И этот клинок спас не только нас. Пока мы отвлекали на себя «мессеры», «Юнкерс» получил шанс уцелеть. Сбили бы нас – следующим разнесли бы и его. Мы были приманкой, щитом и козырем одновременно. И всё это – потому что в кабине сидел старик, чье мастерство было выковано в небе, которого теперь не было на картах.

Я вышел из самолета, опираясь на дверной косяк. Ноги подкашивались. Жора уже бежал к «Юнкерсу», откуда выгружали ящики. Дядя Саша медленно спустился по трапу, достал самокрутку и, не глядя на меня, произнес своим прокуренным баском:

– Ладно, бог дал, отстрелялись. Теперь иди, доложи. А я… я присяду.

И он, действительно, опустился на корточки у колеса, закрыв глаза и подставив лицо заходящему солнцу.

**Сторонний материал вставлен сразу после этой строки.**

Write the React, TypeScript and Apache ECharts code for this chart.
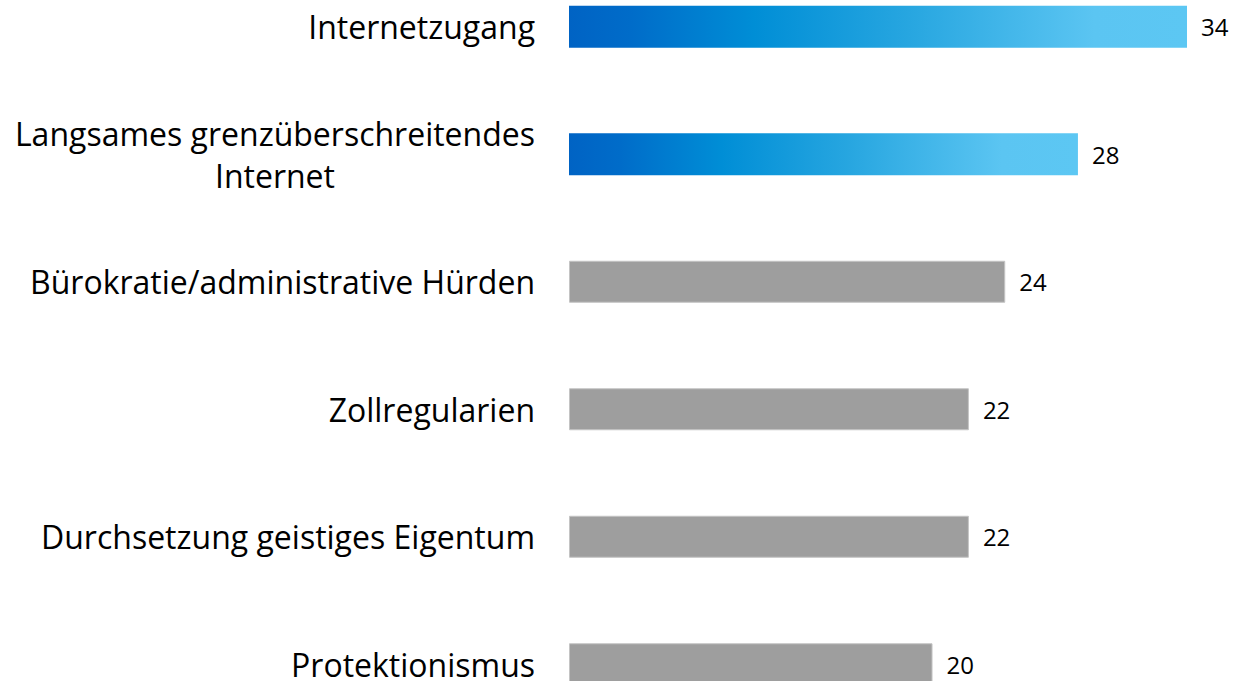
import React, { useEffect, useRef } from "react";
import * as echarts from "echarts";

const categories = [
  "Internetzugang",
  "Langsames grenzüberschreitendes\nInternet",
  "Bürokratie/administrative Hürden",
  "Zollregularien",
  "Durchsetzung geistiges Eigentum",
  "Protektionismus",
];
const values = [34, 28, 24, 22, 22, 20];
const highlighted = [true, true, false, false, false, false];

const FONT = "Open Sans";

export default function App() {
  const ref = useRef<HTMLDivElement>(null);
  useEffect(() => {
    if (!ref.current) return;
    const chart = echarts.init(ref.current, null, { renderer: "svg" });
    const blue = new echarts.graphic.LinearGradient(0, 0, 1, 0, [
      { offset: 0, color: "#0063C4" },
      { offset: 0.1, color: "#006CC9" },
      { offset: 0.3, color: "#008ED6" },
      { offset: 0.55, color: "#27A6E0" },
      { offset: 0.85, color: "#5BC5F2" },
      { offset: 1, color: "#5CC7F3" },
    ]);
    chart.setOption({
      animation: false,
      grid: { left: 569, top: 0, width: 618, height: 765 },
      xAxis: { type: "value", min: 0, max: 34, show: false },
      yAxis: {
        type: "category",
        inverse: true,
        data: categories,
        axisLine: { show: false },
        axisTick: { show: false },
        axisLabel: {
          margin: 34,
          fontFamily: FONT,
          fontSize: 32,
          color: "#000",
          formatter: (v: string) => {
            const parts = v.split("\n");
            const key = parts.length > 1 ? "m" : "s";
            return parts.map((s) => `{${key}|${s}}`).join("\n");
          },
          rich: {
            s: { fontFamily: FONT, fontSize: 32, color: "#000", align: "center", lineHeight: 28 },
            m: { fontFamily: FONT, fontSize: 32, color: "#000", align: "center", lineHeight: 42 },
          },
        },
      },
      series: [
        {
          type: "bar",
          barWidth: 42,
          data: values.map((v, i) => ({
            value: v,
            itemStyle: highlighted[i]
              ? { color: blue }
              : { color: "#9E9E9E", borderColor: "#C4C4C4", borderWidth: 1 },
          })),
          label: {
            show: true,
            position: "right",
            distance: 14,
            fontFamily: FONT,
            fontSize: 24,
            color: "#000",
          },
        },
      ],
    });
    return () => chart.dispose();
  }, []);
  return (
    <div
      style={{
        position: "fixed",
        left: 0,
        top: 0,
        width: 1238,
        height: 681,
        overflow: "hidden",
        background: "#fff",
      }}
    >
      <div
        ref={ref}
        style={{ position: "absolute", left: 0, top: -37, width: 1238, height: 800 }}
      />
    </div>
  );
}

Я кивнул и, всё ещё не чувствуя под собой ног, побрел дальше. Но сделав несколько шагов, от какой-то смутной тревоги обернулся.

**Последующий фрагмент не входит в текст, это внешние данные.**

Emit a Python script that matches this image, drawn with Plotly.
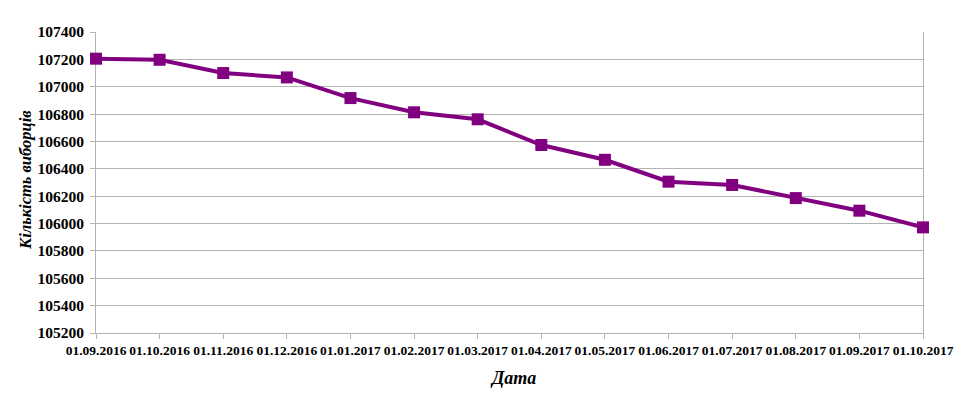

Дядя Саша так же сидел на корточках, прислонившись спиной к колесу. Его голова была запрокинута, глаза закрыты, а руки бессильно лежали на коленях.

Я рванулся назад.

– Дядя Саша!

Моя рука впилась в его плечо, в твердую, костлявую мышцу под грубой тканью куртки.

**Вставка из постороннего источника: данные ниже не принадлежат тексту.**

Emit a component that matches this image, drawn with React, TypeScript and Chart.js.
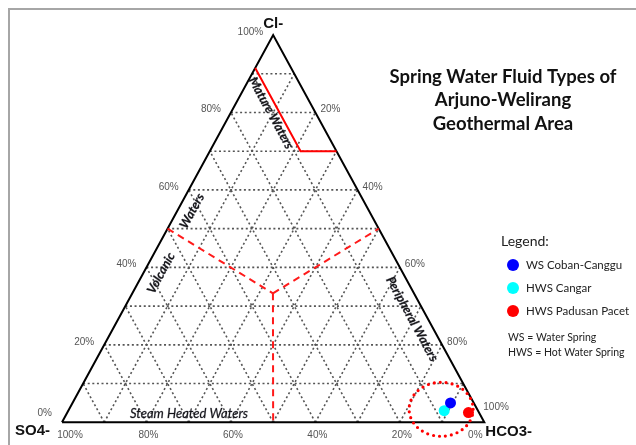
import React, { useEffect, useRef } from 'react';
import { Chart, registerables } from 'chart.js';
Chart.register(...registerables);

// Ternary composition (percent): Cl- (top), HCO3- (right), SO4- (left)
const sampleNames = ['WS Coban-Canggu', 'HWS Cangar', 'HWS Padusan Pacet'];
const sampleCl = [5, 3, 2.5];
const sampleHCO3 = [89.5, 89, 95];
const sampleSO4 = [5.5, 8, 2.5];
const sampleColors = ['#0000ff', '#00ffff', '#ff0000'];

const gridSteps = [10, 20, 30, 40, 50, 60, 70, 80, 90];
const tickValues = [0, 20, 40, 60, 80, 100];
const tickLabels = ['0%', '20%', '40%', '60%', '80%', '100%'];

// field boundaries as [Cl, HCO3] pairs
const matureBoundary = [[91.5, 0], [70, 21.5], [70, 30]];
const volcanicBoundary = [[50, 0], [33.3, 33.3]];
const peripheralBoundary = [[33.3, 33.3], [50, 50]];
const steamBoundary = [[33.3, 33.3], [0, 50]];

const titleLines = ['Spring Water Fluid Types of', 'Arjuno-Welirang', 'Geothermal Area'];
const noteLines = ['WS = Water Spring', 'HWS = Hot Water Spring'];

const toXY = (cl: number, hco3: number) => ({ x: hco3 / 100 + cl / 200, y: cl / 100 });

const overlay = {
  id: 'ternaryOverlay',
  beforeDraw(chart: any) {
    const ctx = chart.ctx;
    ctx.save();
    ctx.strokeStyle = '#a6a6a6';
    ctx.lineWidth = 2;
    ctx.strokeRect(9, 9, 800, 600);
    ctx.restore();
  },
  afterDraw(chart: any) {
    const ctx = chart.ctx;
    const xs = chart.scales.x;
    const ys = chart.scales.y;
    const P = (cl: number, hco3: number) => {
      const v = toXY(cl, hco3);
      return [xs.getPixelForValue(v.x), ys.getPixelForValue(v.y)];
    };
    ctx.save();
    // dotted circle around samples
    const c = P(3.36, 88.1);
    const rx = Math.abs(xs.getPixelForValue(0.0758) - xs.getPixelForValue(0));
    const ry = Math.abs(ys.getPixelForValue(0.0697) - ys.getPixelForValue(0));
    ctx.strokeStyle = '#ff0000';
    ctx.lineWidth = 3.2;
    ctx.lineCap = 'round';
    ctx.setLineDash([0, 6]);
    ctx.beginPath();
    ctx.ellipse(c[0], c[1], rx, ry, 0, 0, Math.PI * 2);
    ctx.stroke();
    ctx.setLineDash([]);

    // tick labels
    ctx.fillStyle = '#555';
    ctx.font = '10px "Liberation Sans", Arial, sans-serif';
    ctx.textBaseline = 'middle';
    tickValues.forEach((v, i) => {
      // left: Cl
      const l = P(v, 0);
      ctx.textAlign = 'right';
      ctx.fillText(tickLabels[i], l[0] - 10, l[1] - (v === 0 ? 9 : 3));
      // right: HCO3
      const r = P(100 - v, v);
      ctx.textAlign = 'left';
      if (v === 100) ctx.fillText(tickLabels[i], r[0] - 1, r[1] - 15);
      else if (v > 0) ctx.fillText(tickLabels[i], r[0] + 5, r[1] - 3);
      // bottom: SO4
      const b = P(0, 100 - v);
      ctx.textAlign = 'center';
      const dx = v === 100 ? 8 : v === 0 ? -9 : 2;
      ctx.fillText(tickLabels[i], b[0] + dx, b[1] + 13);
    });

    // vertex labels
    ctx.fillStyle = '#111';
    ctx.font = 'bold 15px "Liberation Sans", Arial, sans-serif';
    const top = P(100, 0);
    ctx.textAlign = 'center';
    ctx.fillText('Cl-', top[0], top[1] - 11);
    const bl = P(0, 0);
    ctx.textAlign = 'left';
    ctx.fillText('SO4-', bl[0] - 47, bl[1] + 9);
    const br = P(0, 100);
    ctx.fillText('HCO3-', br[0] + 1, br[1] + 10);

    // region labels
    const ang = Math.atan2(br[1] - top[1], br[0] - top[0]);
    const angL = Math.atan2(top[1] - bl[1], top[0] - bl[0]);
    const rot = (t: string, x: number, y: number, a: number) => {
      ctx.save();
      ctx.translate(x, y);
      ctx.rotate(a);
      ctx.textAlign = 'center';
      ctx.textBaseline = 'middle';
      ctx.fillText(t, 0, 0);
      ctx.strokeText(t, 0, 0);
      ctx.restore();
    };
    ctx.fillStyle = '#151515';
    ctx.strokeStyle = 'rgba(20,20,40,0.5)';
    ctx.lineWidth = 0.5;
    ctx.font = 'italic bold 12.5px Lato, sans-serif';
    rot('Mature Waters', 271, 113, ang);
    rot('Volcanic', 161, 273, angL);
    rot('Waters', 192, 211, angL);
    rot('Peripheral Waters', 412, 319, ang);
    ctx.font = 'italic 13px Lato, sans-serif';
    rot('Steam Heated Waters', 189, 414, 0);

    // title
    ctx.fillStyle = '#111';
    ctx.font = 'bold 18.5px Lato, sans-serif';
    ctx.textAlign = 'center';
    ctx.textBaseline = 'middle';
    titleLines.forEach((t, i) => ctx.fillText(t, 503, 77 + i * 23.5));

    // legend
    ctx.textAlign = 'left';
    ctx.fillStyle = '#222';
    ctx.font = '14px Lato, sans-serif';
    ctx.fillText('Legend:', 501, 241);
    ctx.font = '11.5px Lato, sans-serif';
    sampleNames.forEach((n, i) => {
      const y = 265 + i * 23;
      ctx.fillStyle = sampleColors[i];
      ctx.beginPath();
      ctx.arc(513, y, 6, 0, Math.PI * 2);
      ctx.fill();
      ctx.fillStyle = '#222';
      ctx.fillText(n, 526, y);
    });
    ctx.font = '10.5px Lato, sans-serif';
    noteLines.forEach((t, i) => ctx.fillText(t, 508, 338 + i * 15));
    ctx.restore();
  },
};

export default function App() {
  const ref = useRef<HTMLCanvasElement>(null);
  useEffect(() => {
    if (!ref.current) return;
    const gridColor = '#555';
    const lineDs = (pts: number[][], color: string, width: number, dash: number[], order: number) => ({
      type: 'scatter' as const,
      data: pts.map((p) => toXY(p[0], p[1])),
      showLine: true,
      borderColor: color,
      borderWidth: width,
      borderDash: dash,
      pointRadius: 0,
      fill: false,
      clip: false as any,
      order,
    });
    const datasets: any[] = [];
    gridSteps.forEach((s) => {
      datasets.push(lineDs([[s, 0], [s, 100 - s]], gridColor, 1.6, [2, 2.6], 4)); // const Cl
      datasets.push(lineDs([[0, s], [100 - s, s]], gridColor, 1.6, [2, 2.6], 4)); // const HCO3
      datasets.push(lineDs([[0, 100 - s], [100 - s, 0]], gridColor, 1.6, [2, 2.6], 4)); // const SO4
    });
    datasets.push(lineDs([[0, 0], [0, 100], [100, 0], [0, 0]], '#000', 2, [], 3));
    datasets.push(lineDs(matureBoundary, '#ff0000', 2, [], 2));
    datasets.push(lineDs(volcanicBoundary, '#ff1a1a', 2, [7, 5], 2));
    datasets.push(lineDs(peripheralBoundary, '#ff1a1a', 2, [7, 5], 2));
    datasets.push(lineDs(steamBoundary, '#ff1a1a', 2, [7, 5], 2));
    sampleNames.forEach((n, i) => {
      datasets.push({
        type: 'scatter',
        label: n,
        data: [toXY(sampleCl[i], sampleHCO3[i])],
        backgroundColor: sampleColors[i],
        borderWidth: 0,
        pointRadius: 5.5,
        clip: false,
        order: 0,
      });
    });
    const chart = new Chart(ref.current, {
      type: 'scatter',
      data: { datasets },
      options: {
        responsive: false,
        animation: false,
        devicePixelRatio: 1,
        layout: { padding: { left: 62, right: 636 - 484.3, top: 35, bottom: 445 - 422.3 } },
        scales: {
          x: { type: 'linear', min: 0, max: 1, display: false },
          y: { type: 'linear', min: 0, max: 1, display: false },
        },
        plugins: { legend: { display: false }, tooltip: { enabled: false } },
      },
      plugins: [overlay],
    } as any);
    return () => chart.destroy();
  }, []);
  return (
    <div style={{ position: 'absolute', left: 0, top: 0, width: 636, height: 445, background: '#fff' }}>
      <canvas ref={ref} width={636} height={445} style={{ display: 'block' }} />
    </div>
  );
}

Глаза старика мгновенно открылись. Не было в них ни слабости, ни боли. Только усталое, но абсолютно ясное сознание и легкое, оскорбленное недоумение. Он медленно перевел взгляд с моей руки на моё лицо, искаженное паникой.

– Ты чего? – его голос был хриплым, но твердым. Никакой одышки, никакой хрипоты предсмертной агонии. – Думал, я уже того? Сдох?

Я просто кивнул, не в силах вымолвить слово.

Дядя Саша фыркнул, и в уголках его глаз на миг обозначились лучики морщин.

– Не дождетесь, – буркнул он почти ласково и, отмахнувшись от моей руки, снова закрыл глаза, уткнувшись лицом в солнце. – Отстань, герой. Дай старику вздремнуть.

На этот раз его неподвижность была иной – мирной, заслуженной. Я постоял еще мгновение, глядя на него, на этого старого, крутого, как кремень, человека, который только что провел нас всех между жизнью и смертью. Потом развернулся и пошел докладывать, оставляя его наедине с его победой и заходящим солнцем. Впервые за долгие часы в груди что-то окончательно встало на место. Пока он тут, на корточках у своего самолета, всё ещё было правильно. Все ещё было возможно.

Но не успел я сделать и десятка шагов, как по пыльной грунтовке, поднимая облако коричневой пыли, подкатила знакомая «буханка». Двери открылись, и из нее, словно противясь яркому свету, медленно вышли Олег и Василич.

Вид у них был такой, будто они уже умерли, но их зачем-то подняли из могил. Василич, и так далеко не мальчик, заметно сдал. Лицо его было серым, землистым, глубокие морщины вокруг рта и глаз прорезали кожу резче обычного. Он двигался осторожно, будто боялся рассыпаться. Олег, обычно плечистый и прямой, стоял ссутулившись, руки глубоко в карманах старой куртки.

– Ну как? – голос Олега был глухим, без обычной живой нотки. Он окинул взглядом стоянку, задержавшись на дымящемся «Юнкерсе», на нашем «Ане», на фигуре дяди Саши у колеса. – Зенитки привезли? У Егора всё готово, только как испытать, не знаем.

Я кивнул.

– Привезли. Две штуки. Уже выгружают, – я мотнул головой в сторону «Юнкерса», у которого уже суетился народ, образуя живую цепочку для передачи ящиков. – Одна в масле, вторая… на запчасти.

Олег лишь тяжело вздохнул, смерив взглядом масштабы предстоящей возни. Василич молчал, его взгляд был обращен куда-то внутрь себя.

– Садитесь, – буркнул Олег, открывая дверь «буханки». – В штаб поедем. Там доложишь подробнее.